How we Used Gemini
CutPilot uses Google Gemini 2.5 Flash as the planning brain that converts a user’s plain-language editing request into a structured JSON edit plan the app can execute. The main feature used is Gemini’s text generation (generateContent), but it’s guided with strong prompting so the response is JSON-only and matches a fixed schema (operations, timestamps, parameters, status). CutPilot sends Gemini the editing context—video duration, selected timestamp range, chosen effects, available meme/SFX assets, and the user’s instruction—so Gemini can produce time-accurate, intent-aware suggestions (for example “make it viral” → captions, tighter pacing, punch-ins, color boost). Gemini also helps interpret human time formats like “0:45” or “the first 20 seconds,” while CutPilot enforces safety rules such as clamping times to the video length and limiting operation count. Finally, Gemini’s output is cleaned with safe JSON extraction and validated with Zod before anything reaches the renderer, ensuring only valid, executable operations are accepted.
Inspiration
We were inspired by the tedious nature of video editing—hours spent trimming clips, adjusting transitions, and syncing audio. We imagined a world where creators could simply describe what they wanted and let AI handle the technical execution, democratizing professional-quality video production for everyone from YouTubers to educators.
What it does
CutPilot transforms video editing through natural language prompts. Users can upload raw footage and give commands like "remove all the ums and pauses," "add upbeat background music during the introduction," or "create a 30-second highlight reel of the best moments." The AI analyzes the video, understands the intent, and executes edits automatically—cutting, trimming, adding effects, and adjusting timing without manual timeline manipulation.
How we built it
We built CutPilot using a combination of Python-based video processing libraries (FFmpeg, MoviePy), natural language processing models to parse editing instructions, and computer vision algorithms to analyze video content. The backend uses Claude's API to interpret complex editing prompts and translate them into precise editing commands. We created a React-based frontend that provides a simple upload interface and real-time preview of AI-suggested edits before final rendering.
Challenges we ran into
The biggest challenge was mapping ambiguous creative language to specific technical operations—"make this more energetic" could mean dozens of different edits. We also struggled with processing speed for longer videos and ensuring frame-accurate cuts. Understanding context across an entire video (not just individual frames) proved computationally intensive, and we had to optimize our models extensively to keep processing times reasonable.
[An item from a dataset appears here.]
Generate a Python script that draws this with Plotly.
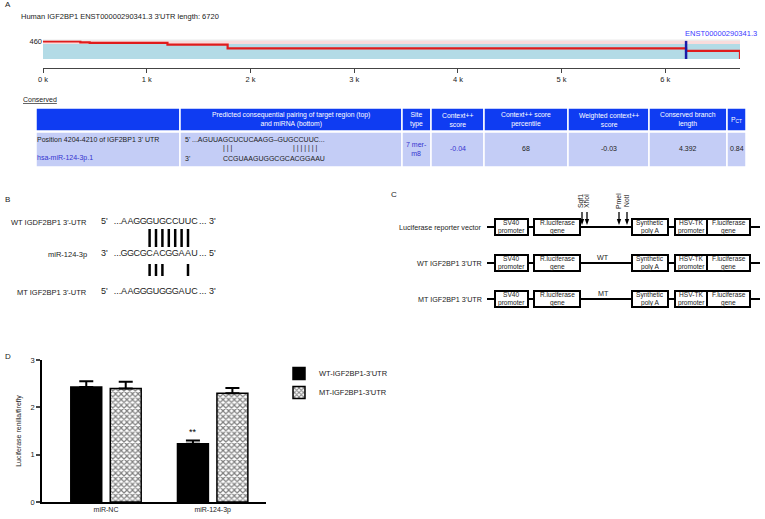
import plotly.graph_objects as go

W, H = 765, 519
FONT = "Liberation Sans, Arial, sans-serif"


def px(x):
    return x / W


def py(y):
    return 1 - y / H


# ---------------- data ----------------
# panel A: 3'UTR track (TargetScan style)
utr_length = 6720
kb_ticks = [0, 1000, 2000, 3000, 4000, 5000, 6000]
kb_labels = ["0 k", "1 k", "2 k", "3 k", "4 k", "5 k", "6 k"]
species_x = [0, 360, 450, 1200, 1780, 6200, 6720, 6720]
species_n = [460, 434, 417, 376, 274, 212, 212, 0]
blue_top = 390
pink_top = 476
site_pos = 6200
transcript = "ENST00000290341.3"

# panel A: table
table_headers = ["", "Predicted consequential pairing of target region (top)<br>and miRNA (bottom)",
                 "Site<br>type", "Context++<br>score", "Context++ score<br>percentile",
                 "Weighted context++<br>score", "Conserved branch<br>length", "P<sub>CT</sub>"]
table_values = ["", "", "7 mer-<br>m8", "-0.04", "68", "-0.03", "4.392", "0.84"]
value_colors = ["black", "black", "#3434d0", "#3434d0", "#222", "#222", "#222", "#222"]
utr_region = "...AGUUAGCUCUCAAGG–GUGCCUUC..."
mirna_region = "CCGUAAGUGGCGCACGGAAU"

# panel B: sequences
seq_labels = ["WT IGDF2BP1 3'-UTR", "miR-124-3p", "MT IGF2BP1 3'-UTR"]
sequences = ["AAGGGUGCCUUC", "GGCGCACGGAAU", "AAGGGUGGGAUC"]
seq_ends = [("5'", "3'"), ("3'", "5'"), ("5'", "3'")]
wt_pairs = [4, 5, 6, 7, 8, 9, 10]
mt_pairs = [4, 5, 6, 10]

# panel C: constructs
construct_rows = ["Luciferase reporter vector", "WT IGF2BP1 3'UTR", "MT IGF2BP1 3'UTR"]
insert_labels = ["", "WT", "MT"]
elements = ["SV40<br>promoter", "R.luciferase<br>gene", "Synthetic<br>poly A",
            "HSV-TK<br>promoter", "F.luciferase<br>gene"]
sites = ["Sgf1", "XhoI", "PmeI", "NotI"]

# panel D: luciferase assay
groups = ["miR-NC", "miR-124-3p"]
wt_mean = [2.43, 1.23]
wt_err = [0.12, 0.07]
mt_mean = [2.40, 2.30]
mt_err = [0.14, 0.11]

fig = go.Figure()
shapes = []
ann = []


def text(x, y, s, size=7.5, color="#222", xanchor="left", yanchor="middle", **kw):
    ann.append(dict(x=px(x), y=py(y), xref="paper", yref="paper", text=s, showarrow=False,
                    xanchor=xanchor, yanchor=yanchor, font=dict(size=size, color=color, family=FONT), **kw))


def pline(x0, y0, x1, y1, width=2, color="black"):
    shapes.append(dict(type="line", xref="paper", yref="paper", x0=px(x0), x1=px(x1), y0=py(y0), y1=py(y1),
                       line=dict(color=color, width=width)))


# ---------------- panel A ----------------
text(3, 5, "A", size=8)
text(19, 17, "Human IGF2BP1 ENST00000290341.3 3'UTR length: 6720", size=7.5)

shapes.append(dict(type="rect", xref="x", yref="y", x0=0, x1=utr_length, y0=blue_top, y1=pink_top,
                   fillcolor="#f9dcdc", line_width=0, layer="below"))
shapes.append(dict(type="rect", xref="x", yref="y", x0=0, x1=utr_length, y0=0, y1=blue_top,
                   fillcolor="#b3dbe6", line_width=0, layer="below"))
shapes.append(dict(type="line", xref="x", yref="y", x0=0, x1=utr_length, y0=pink_top + 14, y1=pink_top + 14,
                   line=dict(color="#e4e4e4", width=1)))

fig.add_trace(go.Scatter(x=species_x, y=species_n, mode="lines", line=dict(color="#e01c1c", width=2.2, shape="hv"),
                         xaxis="x", yaxis="y", showlegend=False, hoverinfo="skip"))
fig.add_trace(go.Scatter(x=[site_pos, site_pos], y=[0, pink_top], mode="lines", line=dict(color="#1a1aa8", width=2.5),
                         xaxis="x", yaxis="y", showlegend=False, hoverinfo="skip"))
ann.append(dict(x=site_pos, y=pink_top, xref="x", yref="y", text=transcript, showarrow=False,
                xanchor="left", yanchor="bottom", xshift=-3, yshift=1,
                font=dict(size=7.5, color="#3a3aff", family=FONT)))

# table
text(21, 100, "<u>Conserved</u>", size=7)
col_edges = [36, 180, 402, 431, 484, 568, 649, 727, 746]
for i, h in enumerate(table_headers):
    x0, x1 = col_edges[i], col_edges[i + 1]
    shapes.append(dict(type="rect", xref="paper", yref="paper", x0=px(x0), x1=px(x1), y0=py(131), y1=py(108),
                       fillcolor="#0f3cf2", line=dict(color="white", width=1.5)))
    shapes.append(dict(type="rect", xref="paper", yref="paper", x0=px(x0), x1=px(x1), y0=py(167), y1=py(132),
                       fillcolor="#c4cdf6", line=dict(color="white", width=1.5)))
    if h:
        text((x0 + x1) / 2, 119.5, h, size=6.8, color="white", xanchor="center")
    if table_values[i]:
        text((x0 + x1) / 2, 149, table_values[i], size=7, color=value_colors[i], xanchor="center")

text(35, 139, "Position 4204-4210 of IGF2BP1 3' UTR", size=7)
text(35, 158, "hsa-miR-124-3p.1", size=7, color="#3434d0")
text(183, 139, "5'", size=7)
text(190, 139, utr_region, size=7)
text(228, 148, "| | |", size=7, xanchor="center")
text(305, 148, "| | | | | | |", size=7, xanchor="center")
text(183, 158, "3'", size=7)
text(221, 158, mirna_region, size=7)

# ---------------- panel B ----------------
text(3, 200, "B", size=8)
row_y = [222, 254, 292]
for r, seq in enumerate(sequences):
    text(89, row_y[r], seq_labels[r], size=7.5, xanchor="right")
    xs = [-3.05, -1.0] + list(range(len(seq))) + [12.3, 13.8]
    ts = [seq_ends[r][0], "..."] + list(seq) + ["...", seq_ends[r][1]]
    fig.add_trace(go.Scatter(x=xs, y=[row_y[r]] * len(xs), text=ts, mode="text",
                             textfont=dict(size=9, color="#222", family=FONT),
                             xaxis="x3", yaxis="y3", showlegend=False, hoverinfo="skip"))
for i in wt_pairs:
    shapes.append(dict(type="line", xref="x3", yref="y3", x0=i, x1=i, y0=row_y[0] + 7, y1=row_y[1] - 7,
                       line=dict(color="black", width=2.5)))
for i in mt_pairs:
    shapes.append(dict(type="line", xref="x3", yref="y3", x0=i, x1=i, y0=row_y[1] + 10, y1=row_y[2] - 16,
                       line=dict(color="black", width=2.5)))

# ---------------- panel C ----------------
text(389, 194, "C", size=8)
c_rows = [227, 263, 299]
elem_x = [(495, 528), (534, 580), (632, 668), (675, 707), (707, 750)]
for r, lab in enumerate(construct_rows):
    y = c_rows[r]
    text(484, y, lab, size=7.2, xanchor="right")
    pline(487, y, 760, y)
    for (x0, x1), e in zip(elem_x, elements):
        shapes.append(dict(type="rect", xref="paper", yref="paper", x0=px(x0), x1=px(x1),
                           y0=py(y + 8), y1=py(y - 8), fillcolor="white", line=dict(color="black", width=2)))
        top, bottom = e.split("<br>")
        text((x0 + x1) / 2, y - 4.3, top, size=6.6, xanchor="center", borderpad=0)
        text((x0 + x1) / 2, y + 4.3, bottom, size=6.6, xanchor="center", borderpad=0)
    if insert_labels[r]:
        text(603, y - 6, insert_labels[r], size=7.2, xanchor="center")

site_x = [582, 587, 619, 627]
for s, x in zip(sites, site_x):
    pline(x, 212, x, 220, width=1.3)
    shapes.append(dict(type="path", xref="paper", yref="paper", fillcolor="black", line=dict(width=0),
                       path=f"M{px(x - 2.2)},{py(219)} L{px(x + 2.2)},{py(219)} L{px(x)},{py(225)} Z"))
    text(x - 1, 201, s, size=6.8, xanchor="center", textangle=-90)

# ---------------- panel D ----------------
text(3, 356, "D", size=8)
fig.add_trace(go.Bar(x=groups, y=wt_mean, name="WT-IGF2BP1-3'UTR", width=0.29, offset=-0.33,
                     marker=dict(color="black", line=dict(color="black", width=1.5)),
                     error_y=dict(type="data", array=wt_err, arrayminus=[0, 0], symmetric=False,
                                  color="black", thickness=2, width=7),
                     xaxis="x2", yaxis="y2"))
fig.add_trace(go.Bar(x=groups, y=mt_mean, name="MT-IGF2BP1-3'UTR", width=0.29, offset=0.04,
                     marker=dict(color="white", line=dict(color="black", width=1.5),
                                 pattern=dict(shape="x", fgcolor="black", bgcolor="white", size=4, solidity=0.5)),
                     error_y=dict(type="data", array=mt_err, arrayminus=[0, 0], symmetric=False,
                                  color="black", thickness=2, width=7),
                     xaxis="x2", yaxis="y2"))
ann.append(dict(x=1, y=wt_mean[1] + wt_err[1], xref="x2", yref="y2", text="**", showarrow=False,
                xshift=-20, yshift=1, yanchor="bottom", font=dict(size=9, color="black", family=FONT)))

fig.update_layout(
    width=W, height=H, margin=dict(l=0, r=0, t=0, b=0),
    paper_bgcolor="white", plot_bgcolor="rgba(0,0,0,0)",
    font=dict(family=FONT, size=7.5, color="#222"),
    barmode="overlay",
    shapes=shapes, annotations=ann,
    showlegend=True,
    legend=dict(x=px(279), y=py(359), xanchor="left", yanchor="top", bgcolor="rgba(0,0,0,0)",
                font=dict(size=7.5, family=FONT), tracegroupgap=2, itemwidth=30),
    xaxis=dict(domain=[px(43), px(740)], range=[0, utr_length], tickvals=kb_ticks, ticktext=kb_labels,
               showline=True, linecolor="#444", linewidth=1, ticks="outside", ticklen=4, tickcolor="#444",
               showgrid=False, zeroline=False, tickfont=dict(size=7.5), anchor="y", automargin=False),
    yaxis=dict(domain=[py(68), py(36)], range=[-234, 598], tickvals=[460], ticktext=["460"],
               showline=False, showgrid=False, zeroline=False, ticks="", tickfont=dict(size=7.5),
               anchor="x", automargin=False),
    xaxis2=dict(domain=[px(42), px(266)], range=[-0.6, 1.5], showline=True, linecolor="black", linewidth=1.5,
                ticks="", showgrid=False, zeroline=False, tickfont=dict(size=7), anchor="y2", automargin=False),
    yaxis2=dict(domain=[py(502), py(360)], range=[0, 3], tickvals=[0, 1, 2, 3], showline=True,
                linecolor="black", linewidth=1.5, ticks="outside", ticklen=4, tickwidth=1.5,
                showgrid=False, zeroline=False, tickfont=dict(size=7.5), automargin=False,
                title=dict(text="Luciferase renilla/firefly", font=dict(size=7), standoff=8), anchor="x2"),
    xaxis3=dict(domain=[px(100), px(220)], range=[-3.75, 15], visible=False, anchor="y3"),
    yaxis3=dict(domain=[py(310), py(205)], range=[310, 205], visible=False, anchor="x3"),
)

fig.write_html("out.html", config={"displayModeBar": False},
               post_script="document.body.style.margin='0px';document.body.style.overflow='hidden';")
Accomplishments that we're proud of
We're proud of achieving genuinely useful results from conversational prompts—our beta testers were able to complete editing tasks in minutes that previously took hours. We successfully implemented scene detection that understands pacing and emotional tone, and our audio cleanup feature removes filler words with impressive accuracy while maintaining natural speech rhythm.
What we learned
We learned that video editing is as much about artistic intent as technical precision, and that teaching AI to understand creative vision requires extensive training on diverse editing styles. We also discovered the importance of giving users control—full automation isn't always desired, so we built in approval steps. Performance optimization for video processing taught us valuable lessons about efficient data handling and pipeline architecture.
What's next for CutPilot
Next, we're implementing multi-modal understanding so the AI can edit based on visual content and dialogue together (e.g., "cut to closeups whenever someone laughs"). We're building a collaborative feature where multiple users can give editing prompts on the same project, and exploring real-time editing for live streams. Long-term, we envision CutPilot becoming a complete post-production suite with color grading, motion graphics, and even AI-generated B-roll suggestions.